UKRAINIAN PARLIAMENT REJECTS BAN ON NATO TRAINING. Lawmakers on 15 July rejected a motion by left-wing factions to ban NATO training on Ukrainian territory later this summer, dpa and ITAR-TASS reported. The motion was proposed by the Communist, Socialist, and Agrarian factions. The Sea Breeze exercises are scheduled at the end of August off Ukraine's Crimean peninsula. Some 20 ships and 300 marines from the U.S., Ukraine, Bulgaria, Turkey, Greece, Italy, Romania, and Georgia are expected to take part. The left-wing factions claimed that the exercises, as well as an earlier training exercise this month, were unconstitutional. Foreign Minister Hennady Udovenko assured deputies that the exercises did not run counter to the Ukrainian Constitution. He said the fact that Kyiv has not applied to join NATO does not mean it should not cooperate with the alliance.

ALMOST HALF OF UKRAINIANS WANT TO JOIN RUSSIA-BELARUS UNION. A poll conducted by the Kyiv-based Social Monitoring Center in May shows that some 44 percent of Ukrainians support their country's joining the Russian-Belarusian union, Interfax reported on 15 July. The poll was conducted among 2,007 Ukrainian citizens over the age of 15 and representing all regions of the country. Of the respondents, 32 percent said they were against Ukraine joining the Russian-Belarusian union, while 24 percent said they were undecided.

ROMANIAN JUDGES CHALLENGE TREATY WITH UKRAINE. Half of the judges serving on Romania's Supreme Court have challenged the treaty signed with Ukraine in an appeal to the Constitutional Court. RFE/RL's Bucharest bureau reported on 15 July that the 17 judges say the treaty violates the country's constitution, which stipulates its territory is "indivisible." A spokesman for the Constitutional Court told Reuters the challenge is likely to be rejected by the court because it was submitted after President Emil Constantinescu promulgated the treaty following ratification by the parliament.
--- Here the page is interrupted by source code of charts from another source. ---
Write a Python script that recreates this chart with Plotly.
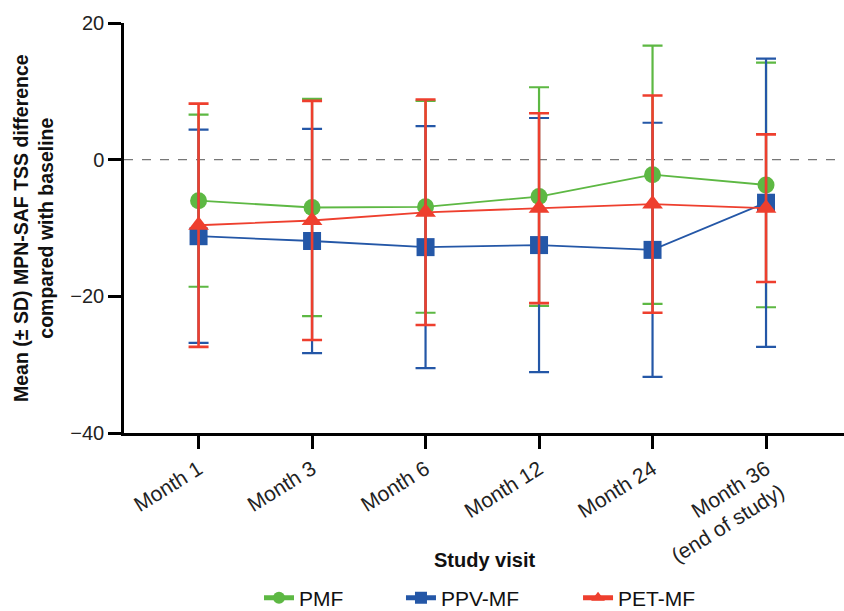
import plotly.graph_objects as go

categories = ["Month 1", "Month 3", "Month 6", "Month 12", "Month 24", "Month 36<br>(end of study)"]

pmf_mean = [-6.0, -7.0, -6.9, -5.4, -2.2, -3.7]
pmf_sd = [12.6, 15.9, 15.5, 16.0, 18.9, 17.9]

ppv_mean = [-11.2, -11.9, -12.8, -12.5, -13.2, -6.3]
ppv_sd = [15.6, 16.4, 17.7, 18.6, 18.6, 21.1]

pet_mean = [-9.6, -8.9, -7.7, -7.1, -6.5, -7.1]
pet_sd = [17.8, 17.5, 16.5, 13.9, 15.9, 10.8]

y_ticks = [-40, -20, 0, 20]

GREEN = "#5DB843"
BLUE = "#2457A7"
RED = "#EE3F2E"

fig = go.Figure()

series = [
    ("PMF", pmf_mean, pmf_sd, GREEN, "circle", 17, 2.2, "legend"),
    ("PPV-MF", ppv_mean, ppv_sd, BLUE, "square", 18, 2.2, "legend2"),
    ("PET-MF", pet_mean, pet_sd, RED, "triangle-up", 18, 2.6, "legend3"),
]

for name, mean, sd, color, sym, size, ew, lg in series:
    fig.add_trace(go.Scatter(
        x=categories, y=mean, name=name, legend=lg,
        mode="lines+markers",
        line=dict(color=color, width=1.8),
        marker=dict(symbol=sym, size=size, color=color),
        error_y=dict(type="data", array=sd, visible=True, color=color,
                     thickness=ew, width=10),
    ))

fig.add_shape(type="line", xref="paper", yref="y", x0=0, x1=1, y0=0, y1=0,
              line=dict(color="#777777", width=1.3, dash="dash"), layer="below")

leg_common = dict(orientation="h", yref="container", y=0.0213, yanchor="middle",
                  xanchor="left", font=dict(size=21, color="#111111"),
                  bgcolor="rgba(0,0,0,0)", itemsizing="constant")

fig.update_layout(
    width=844, height=611,
    margin=dict(l=124, r=0, t=23, b=178),
    plot_bgcolor="white", paper_bgcolor="white",
    font=dict(family="Liberation Sans, Arial, sans-serif", size=19, color="#111111"),
    showlegend=True,
    legend=dict(x=0.1875, **leg_common),
    legend2=dict(x=0.3847, **leg_common),
    legend3=dict(x=0.6306, **leg_common),
    xaxis=dict(
        range=[-0.657, 5.687], showgrid=False, zeroline=False,
        showline=True, linecolor="black", linewidth=2.5,
        ticks="outside", ticklen=13, tickwidth=2.5, tickcolor="black",
        tickangle=-32, tickfont=dict(size=21, color="#222222"),
    ),
    yaxis=dict(
        range=[-40, 20], tickvals=y_ticks, showgrid=False, zeroline=False,
        showline=True, linecolor="black", linewidth=2.5,
        ticks="outside", ticklen=13, tickwidth=2.5, tickcolor="black",
        tickfont=dict(size=20, color="#222222"),
    ),
    annotations=[
        dict(text="<b>Study visit</b>", xref="paper", yref="paper",
             x=0.5, y=-0.3098, xanchor="center", yanchor="middle",
             showarrow=False, font=dict(size=20, color="#111111")),
        dict(text="<b>Mean (± SD) MPN-SAF TSS difference<br>compared with baseline</b>",
             xref="paper", yref="paper", x=-0.1264, y=0.5, textangle=-90,
             xanchor="center", yanchor="middle", showarrow=False,
             font=dict(size=19.5, color="#111111")),
    ],
)

fig.write_html(
    "out.html",
    config={"displayModeBar": False},
    post_script="document.body.style.margin='0';document.body.style.overflow='hidden';",
)
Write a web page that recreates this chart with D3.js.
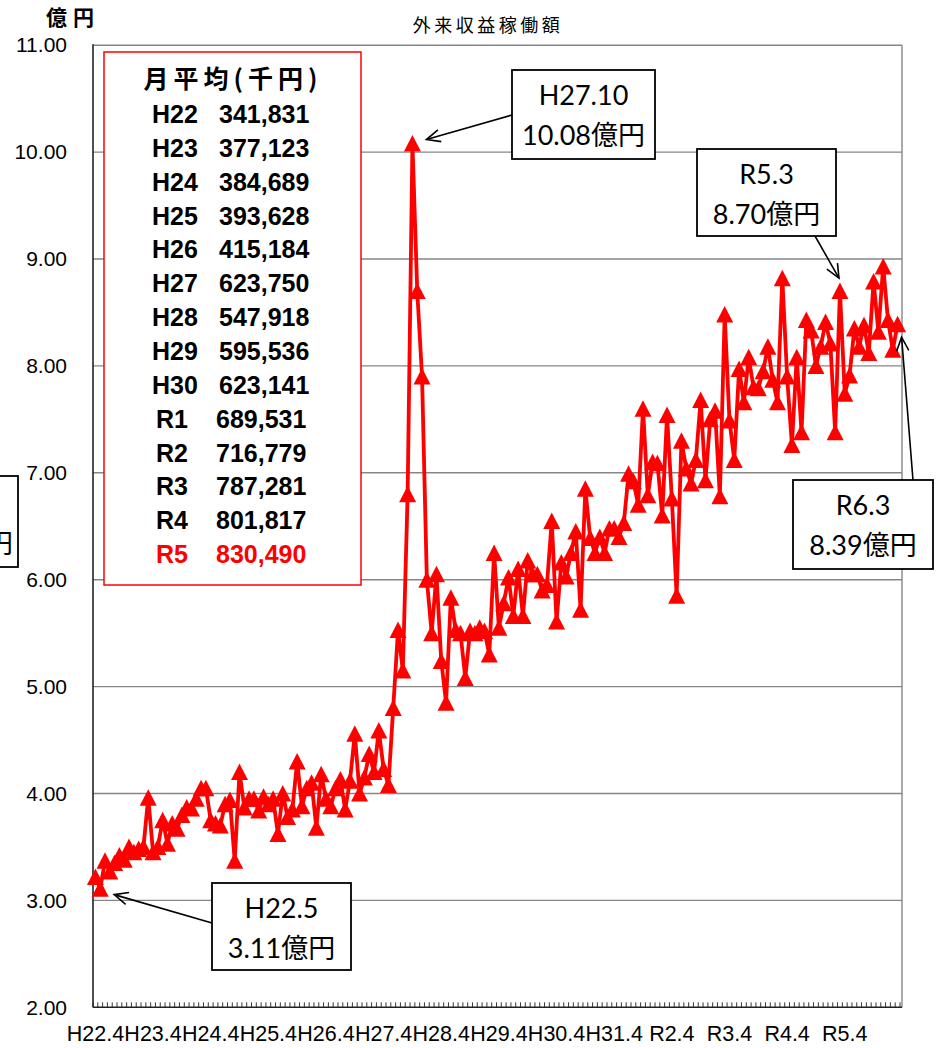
<!DOCTYPE html>
<html>
<head>
<meta charset="utf-8">
<script src="https://cdn.jsdelivr.net/npm/d3@7"></script>
<style>
  body { margin: 0; background: #fff; }
  svg { display: block; }
</style>
</head>
<body>
<div id="chart"></div>
<script>
// monthly 外来収益 (億円), one array per fiscal year, april -> march
const fyH22 = [3.22, 3.11, 3.37, 3.27, 3.35, 3.42, 3.38, 3.50, 3.45, 3.48, 3.50, 3.96]
const fyH23 = [3.45, 3.50, 3.75, 3.53, 3.72, 3.67, 3.80, 3.87, 3.86, 3.95, 4.05, 4.05]
const fyH24 = [3.75, 3.72, 3.70, 3.90, 3.94, 3.37, 4.20, 3.87, 3.95, 3.95, 3.84, 3.97]
const fyH25 = [3.90, 3.95, 3.62, 4.00, 3.78, 3.85, 4.30, 3.88, 4.05, 4.10, 3.68, 4.18]
const fyH26 = [3.95, 3.88, 4.05, 4.13, 3.85, 4.12, 4.56, 4.00, 4.15, 4.37, 4.20, 4.59]
const fyH27 = [4.23, 4.08, 4.80, 5.53, 5.15, 6.80, 10.08, 8.70, 7.90, 6.00, 5.50, 6.05]
const fyH28 = [5.24, 4.85, 5.83, 5.53, 5.50, 5.08, 5.52, 5.50, 5.55, 5.52, 5.30, 6.25]
const fyH29 = [5.55, 5.78, 6.02, 5.66, 6.10, 5.66, 6.18, 6.05, 6.05, 5.90, 5.95, 6.55]
const fyH30 = [5.61, 6.16, 6.03, 6.25, 6.45, 5.72, 6.85, 6.39, 6.25, 6.40, 6.25, 6.48]
const fyR1 = [6.48, 6.40, 6.53, 6.99, 6.92, 6.70, 7.60, 6.79, 7.10, 7.09, 6.60, 7.54]
const fyR2 = [6.76, 5.85, 7.30, 7.04, 6.90, 7.12, 7.68, 6.93, 7.50, 7.58, 6.78, 8.48]
const fyR3 = [7.49, 7.12, 7.97, 7.66, 8.08, 7.80, 7.79, 7.95, 8.18, 7.87, 7.66, 8.82]
const fyR4 = [7.90, 7.26, 8.08, 7.38, 8.43, 8.33, 8.00, 8.18, 8.41, 8.21, 7.38, 8.70]
const fyR5 = [7.74, 7.91, 8.35, 8.18, 8.38, 8.12, 8.79, 8.32, 8.93, 8.43, 8.15, 8.39]

const fiscalYears = [fyH22, fyH23, fyH24, fyH25, fyH26, fyH27, fyH28, fyH29, fyH30, fyR1, fyR2, fyR3, fyR4, fyR5]

const xTickLabels = ['H22.4', 'H23.4', 'H24.4', 'H25.4', 'H26.4', 'H27.4', 'H28.4', 'H29.4', 'H30.4', 'H31.4', 'R2.4', 'R3.4', 'R4.4', 'R5.4']
const yTicks = [2, 3, 4, 5, 6, 7, 8, 9, 10, 11]

// legend box: 月平均(千円)
const legendYears = ['H22', 'H23', 'H24', 'H25', 'H26', 'H27', 'H28', 'H29', 'H30', 'R1', 'R2', 'R3', 'R4', 'R5']
const legendAvgs = [341831, 377123, 384689, 393628, 415184, 623750, 547918, 595536, 623141, 689531, 716779, 787281, 801817, 830490]

// callouts: which month, second line
const calloutMonths = ['H27.10', 'R5.3', 'R6.3', 'H22.5']
const calloutTexts = ['10.08億円', '8.70億円', '8.39億円', '3.11億円']

// month names like H22.4 ... H31.4, R1.5 ... R6.3
function monthName(fy, m) {
  let yr = m >= 4 ? fy : fy + 1
  // reiwa starts may 2019 (H31 = 2019)
  if (yr > 31 || (yr === 31 && m >= 5)) return 'R' + (yr - 30) + '.' + m
  return 'H' + yr + '.' + m
}

const monthOrder = [4, 5, 6, 7, 8, 9, 10, 11, 12, 1, 2, 3]
let data = []
fiscalYears.forEach((vals, k) => {
  vals.forEach((v, j) => {
    data.push({ idx: data.length, name: monthName(22 + k, monthOrder[j]), value: v })
  })
})

const W = 938, H = 1048
const plotLeft = 93, plotRight = 900, plotTop = 45.2, plotBottom = 1007.3

let svg = d3.select('#chart').append('svg')
  .attr('width', W)
  .attr('height', H)

let x = d3.scaleBand()
  .domain(data.map(d => d.idx))
  .range([plotLeft, plotRight])

let y = d3.scaleLinear()
  .domain([2, 11])
  .range([plotBottom, plotTop])

const cx = i => x(i) + x.bandwidth() / 2

// gridlines
svg.append('g').selectAll('line')
  .data(yTicks.slice(1))
  .enter().append('line')
  .attr('x1', plotLeft).attr('x2', plotRight + 2)
  .attr('y1', d => y(d)).attr('y2', d => y(d))
  .attr('stroke', '#868686')
  .attr('stroke-width', 1.4)

// right border of plot area
svg.append('line')
  .attr('x1', plotRight + 2).attr('x2', plotRight + 2)
  .attr('y1', y(11)).attr('y2', y(2))
  .attr('stroke', '#868686').attr('stroke-width', 1.4)

// y axis labels
let yAxis = svg.append('g')
  .attr('transform', `translate(${plotLeft},0)`)
  .call(d3.axisLeft(y).tickValues(yTicks).tickFormat(d3.format('.2f')).tickSize(0).tickPadding(26))
yAxis.select('.domain').remove()
yAxis.selectAll('text')
  .attr('font-family', "'Liberation Sans', Arial, sans-serif")
  .attr('font-size', 21)
  .attr('fill', '#000')

// x axis labels, one per april
let xAxis = svg.append('g')
  .attr('transform', `translate(0,${plotBottom})`)
  .call(d3.axisBottom(x).tickValues(d3.range(0, data.length, 12)).tickFormat((d, i) => xTickLabels[i]).tickSize(0).tickPadding(18))
xAxis.select('.domain').remove()
xAxis.selectAll('text')
  .attr('font-family', "'Liberation Sans', Arial, sans-serif")
  .attr('font-size', 21.5)
  .attr('fill', '#000')

// small month ticks sitting on the axis
svg.append('g').selectAll('line')
  .data(d3.range(data.length + 1))
  .enter().append('line')
  .attr('x1', i => plotLeft + i * x.step()).attr('x2', i => plotLeft + i * x.step())
  .attr('y1', plotBottom).attr('y2', plotBottom - 5)
  .attr('stroke', '#222').attr('stroke-width', 0.9)

// axis lines
svg.append('line')
  .attr('x1', plotLeft).attr('x2', plotLeft)
  .attr('y1', y(11) - 1).attr('y2', plotBottom)
  .attr('stroke', '#222').attr('stroke-width', 1.6)
svg.append('line')
  .attr('x1', plotLeft).attr('x2', plotRight + 2)
  .attr('y1', plotBottom).attr('y2', plotBottom)
  .attr('stroke', '#222').attr('stroke-width', 1.6)

// title + unit
svg.append('text')
  .attr('x', 488).attr('y', 32)
  .attr('text-anchor', 'middle')
  .attr('font-family', "'Noto Sans CJK JP', sans-serif")
  .attr('font-size', 18)
  .attr('letter-spacing', 3.5)
  .text('外来収益稼働額')

svg.append('text')
  .attr('x', 46).attr('y', 25)
  .attr('font-family', "'Noto Sans CJK JP', sans-serif")
  .attr('font-size', 21)
  .attr('font-weight', 'bold')
  .attr('letter-spacing', 6)
  .text('億円')

// legend box with the yearly averages
let legend = svg.append('g')
legend.append('rect')
  .attr('x', 104).attr('y', 52)
  .attr('width', 257).attr('height', 533)
  .attr('fill', '#fff')
  .attr('stroke', '#ff0000')
  .attr('stroke-width', 1.5)

legend.append('text')
  .attr('x', 233).attr('y', 88)
  .attr('text-anchor', 'middle')
  .attr('font-family', "'Noto Sans CJK JP', sans-serif")
  .attr('font-size', 25)
  .attr('font-weight', 'bold')
  .attr('letter-spacing', 5)
  .text('月平均(千円)')

let rows = legend.selectAll('.row')
  .data(legendYears)
  .enter().append('g')
  .attr('class', 'row')
  .attr('font-family', "'Liberation Sans', Arial, sans-serif")
  .attr('font-size', 25)
  .attr('font-weight', 'bold')
  .attr('fill', (d, i) => i === legendYears.length - 1 ? '#ff0000' : '#000')

rows.append('text')
  .attr('x', d => d[0] === 'R' ? 156 : 152)
  .attr('y', (d, i) => 123 + i * 33.85)
  .text(d => d)

rows.append('text')
  .attr('x', d => d[0] === 'R' ? 216 : 219)
  .attr('y', (d, i) => 123 + i * 33.85)
  .text((d, i) => d3.format(',')(legendAvgs[i]))

// the red series
let line = d3.line()
  .x(d => cx(d.idx))
  .y(d => y(d.value))

svg.append('path')
  .datum(data)
  .attr('d', line)
  .attr('fill', 'none')
  .attr('stroke', '#ff0000')
  .attr('stroke-width', 3.8)
  .attr('stroke-linejoin', 'round')

svg.append('g').selectAll('path')
  .data(data)
  .enter().append('path')
  .attr('d', d => {
    let px = cx(d.idx), py = y(d.value)
    return `M${px},${py - 8.5}L${px + 8.5},${py + 8}L${px - 8.5},${py + 8}Z`
  })
  .attr('fill', '#ff0000')

// callout boxes + arrows
function arrow(g, x1, y1, x2, y2) {
  let a = Math.atan2(y2 - y1, x2 - x1), L = 15, w = 0.42
  g.append('line')
    .attr('x1', x1).attr('y1', y1).attr('x2', x2).attr('y2', y2)
    .attr('stroke', '#000').attr('stroke-width', 1.6)
  g.append('path')
    .attr('d', `M${x2 - L * Math.cos(a - w)},${y2 - L * Math.sin(a - w)}L${x2},${y2}L${x2 - L * Math.cos(a + w)},${y2 - L * Math.sin(a + w)}`)
    .attr('fill', 'none').attr('stroke', '#000').attr('stroke-width', 1.6)
}

// box position, where the arrow leaves the box, and offset of the tip from the point
const calloutLayout = [
  { bx: 512, by: 70, bw: 143, bh: 89, sx: 512, sy: 115, dx: 14, dy: -4 },
  { bx: 697, by: 149, bw: 139, bh: 87, sx: 815, sy: 236, dx: -1, dy: -13 },
  { bx: 793, by: 480, bw: 140, bh: 89, sx: 913, sy: 480, dx: 4, dy: 13 },
  { bx: 212, by: 883, bw: 139, bh: 87, sx: 212, sy: 923, dx: 14, dy: 6 }
]

let callouts = svg.append('g')
calloutMonths.forEach((m, i) => {
  let d = data.find(p => p.name === m)
  let c = calloutLayout[i]
  let g = callouts.append('g')
  g.append('rect')
    .attr('x', c.bx).attr('y', c.by)
    .attr('width', c.bw).attr('height', c.bh)
    .attr('fill', '#fff').attr('stroke', '#000').attr('stroke-width', 1.8)
  g.append('text')
    .attr('x', c.bx + c.bw / 2).attr('y', c.by + 35)
    .attr('text-anchor', 'middle')
    .attr('font-family', "Lato, 'Noto Sans CJK JP', sans-serif")
    .attr('font-size', 27)
    .text(m)
  g.append('text')
    .attr('x', c.bx + c.bw / 2).attr('y', c.by + 75)
    .attr('text-anchor', 'middle')
    .attr('font-family', "Lato, 'Noto Sans CJK JP', sans-serif")
    .attr('font-size', 27)
    .text(calloutTexts[i])
  arrow(g, c.sx, c.sy, cx(d.idx) + c.dx, y(d.value) + c.dy)
})

// box cut off by the left edge of the picture, only the end of its 円 shows
callouts.append('rect')
  .attr('x', -20).attr('y', 476)
  .attr('width', 38).attr('height', 91)
  .attr('fill', '#fff').attr('stroke', '#000').attr('stroke-width', 1.8)
callouts.append('text')
  .attr('x', 13).attr('y', 553)
  .attr('text-anchor', 'end')
  .attr('font-family', "'Noto Sans CJK JP', sans-serif")
  .attr('font-size', 27)
  .text('億円')
</script>
</body>
</html>
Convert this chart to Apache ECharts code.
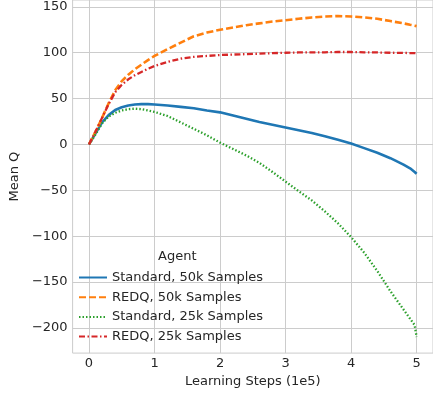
<!DOCTYPE html>
<html><head><meta charset="utf-8">
<script src="https://cdn.jsdelivr.net/npm/echarts@6/dist/echarts.min.js"></script>
<style>html,body{margin:0;padding:0;background:#fff}#c{width:433px;height:393px}</style>
</head><body><div id="c"></div>
<script>
const steps = [0,0.1,0.2,0.3,0.4,0.5,0.6,0.7,0.8,0.9,1.0,1.2,1.4,1.6,1.8,2.0,2.2,2.4,2.6,2.8,3.0,3.2,3.4,3.6,3.8,4.0,4.2,4.4,4.6,4.8,4.9,4.97,5.0];
const standard50k = [0,12,24,32,37.5,40.5,42.5,43.5,44,44,43.5,42.5,41,39.5,37,35,31.5,28,24.5,21.5,18.5,15.5,12.5,9,5,1,-4,-9,-15,-22,-26,-30,-32];
const redq50k = [0,14,29,45,59,69,76,82,87,92,96.5,104,111,118,122,125,127.5,130,132,134,135.5,137,138.5,139.5,140,139.5,138.5,137,134.5,132,130.5,129.5,129];
const standard25k = [0,11,23,30.5,34.5,37,38.5,39,38.5,37,35.5,31,24,17,10,2,-5,-12,-20,-30,-40.5,-51,-61,-73,-86,-101,-118,-138,-160,-180,-190,-197,-210];
const redq25k = [0,14,29,44,57,65,71,75.5,79,82.5,85.5,90,93.5,95.5,96.5,97.5,98,98.5,99,99.5,100,100.3,100.5,100.5,100.8,100.8,100.5,100.3,100,99.8,99.6,99.5,99.5];
const seriesNames = ['Standard, 50k Samples','REDQ, 50k Samples','Standard, 25k Samples','REDQ, 25k Samples'];
const xTicks = [0,1,2,3,4,5];
const yTicks = [-200,-150,-100,-50,0,50,100,150];
const legendTitle = 'Agent';
const xLabel = 'Learning Steps (1e5)';
const yLabel = 'Mean Q';

const pair = vals => steps.map((s,i)=>[s, vals[i]]);
const txt = '#262626', grid = '#cccccc';
const font = 'DejaVu Sans';
const chart = echarts.init(document.getElementById('c'), null, {renderer:'canvas'});
const mk = (name, vals, color, type, width) => ({
  name, type:'line', data: pair(vals), symbol:'none', smooth:false,
  lineStyle:{color, width, type}, itemStyle:{color}, z: 3
});
chart.setOption({
  animation:false,
  backgroundColor:'#fff',
  grid:{left:67, right:0, top:0, bottom:39, show:true, borderColor:grid, borderWidth:1, containLabel:false},
  xAxis:{type:'value', min:-0.25, max:5.25,
    name:xLabel, nameLocation:'middle', nameGap:20, nameTextStyle:{color:txt, fontSize:13, fontFamily:font},
    axisLine:{show:false}, axisTick:{show:false, customValues:xTicks},
    axisLabel:{customValues:xTicks, color:txt, fontSize:13, fontFamily:font, margin:4},
    splitLine:{show:true, lineStyle:{color:grid, width:1}}},
  yAxis:{type:'value', min:-227.5, max:157.5,
    name:yLabel, nameLocation:'middle', nameGap:46, nameTextStyle:{color:txt, fontSize:13, fontFamily:font},
    axisLine:{show:false}, axisTick:{show:false, customValues:yTicks},
    axisLabel:{customValues:yTicks, color:txt, fontSize:13, fontFamily:font, margin:5,
      formatter: v => v < 0 ? '\u2212' + Math.abs(v) : String(v)},
    splitLine:{show:true, lineStyle:{color:grid, width:1}}},
  legend:{orient:'vertical', left:78, top:270.5, itemWidth:28, itemHeight:14, itemGap:5.7,
    data:seriesNames, lineStyle:{width:2}, itemStyle:{opacity:0, color:'rgba(0,0,0,0)', borderWidth:0},
    textStyle:{color:txt, fontSize:13, fontFamily:font, lineHeight:14}, padding:0},
  graphic:[{type:'text', left:158, top:250, style:{text:legendTitle, fill:txt, font:'13px "DejaVu Sans"'}}],
  series:[
    mk(seriesNames[0], standard50k, '#1f77b4', 'solid', 2.6),
    mk(seriesNames[1], redq50k, '#ff7f0e', [7,3], 2.6),
    mk(seriesNames[2], standard25k, '#2ca02c', [1.5,2], 2.3),
    mk(seriesNames[3], redq25k, '#d62728', [6,2.5,1.5,2.5], 2.3)
  ]
});
</script></body></html>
PROTEST AGAINST SLAVIC UNIVERSITY IN MOLDOVA. The Socialist Agrarian faction in the parliament, as well as leaders of the Russian, Ukrainian, Belarusian, and Bulgarian national minorities, have criticized the foundation of a private Slavic university in Chisinau (see "RFE/RL Newsline" 14 July 1997). They said the move aims at making university education in the Russian language dependent on students' ability to pay for it. In a message to President Lucinschi, they said he should "use his authority" to persuade Russia to finance the setting up of a state Slavic University in the academic year 1997- 1998. The rector of the private university, Oleg Babenko, told BASApress that the institution has been founded legally by "a group of persons who have nothing to do with political parties or ethnic organizations."